7 Responses to “The Torah in Haiku: Va-et’chanan

  1. avatar

    HA! After enjoying this Torah in Haiku series for a very long time, often trying my hand (badly) at writing haiku on miscellaneous Judaic themes, I actually never noticed that the Sh’ma was a haiku!!! Perfect 5/7/5!!! Shabbat Shalom! :)

  2. avatar

    Here, O Israel.
    The Eternal is our God.
    The Eternal — One!
    Where else can we find
    A haiku that works in both
    Hebrew and English?

  3. avatar

    The last part of my post is missing on this blog:
    Hear O Israel
    The Eternal Is Our G-d
    Adonai Is One
    But I like Larry’s better … all English for the final “stanza” and the curious use of “here”.
    Jordan – how wonderful that you’ve enjoyed my (mostly) weekly posts.
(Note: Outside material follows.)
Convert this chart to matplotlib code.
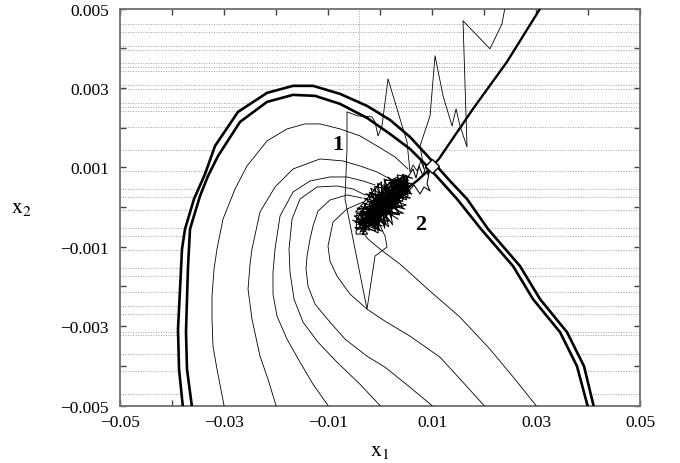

The haiku-ness of the Sh’ma was a great discovery … I actually found it a few years ago via a web search for “Torah haiku” (yeah, I’m that vain) but didn’t think to use it for the appropriate Torah portion until this year.
    Shabbat Shalom.

  4. avatar

    @Ed Nickow
    Here? In Haiku-Land?
    Or was this curious usage
    Only a typo?

  5. avatar

    Not to be a kill joy, but YHVH does not have 3 syllables like Adonai, and therefore the actual Sh’ma is not Haiku.

  6. Larry Kaufman

    @brian
    Since YHVH is not to be pronounced, we don’t know how many syllables it would have if pronounced. Christians, who do not feel bound by the strictures that bind us Jews, historically vocalized YHVH as Jehovah, which retains the Haiku-ness.
    For an Orthodox Jew, however, the pronunciation as Adonai outside of an actual prayer situation would be forbidden, and the euphemism would be HaShem. So your point might be well taken on an Orthodox blog, which this is not.

  7. avatar

    @misnogid
    Though I suppose there is no way to absolutely know for sure, a very educated guess (supported by serious scholars) is that when the Masorites voweled the text (after the name had already been lost) they put the vowel sounds from “Adonai” in YHVH to prevent anyone from saying the name. Hence Yehova.
    Also. In the tale of the burning bush, literally 1 line before God calls himself YHVH, he calls himself Ehyeh, 1 common singular of the verb to be. He calls himself YHVH a line later when giving Moses a verbatim speech, and speaking as if he was Moses, refers to himself in the third person YHVH.
    Though I suppose that maybe there is some “mystery” behind the name and its really Yuhivoh or something, essentially all educated guesses point to the 2 syllable “Yahweh.” (And, when you actually read the passage in which YHVH is traditionally said to have become THE “divine name” the first two names actually given to Moses in the passage are Ehyeh asher Ehyeh and Ehyeh, both of which have been almost completely ignored within the Temple tradition of Judaism.)
    So, I’m gonna stick with my guns here and say the Sh’ma really isn’t a Haiku.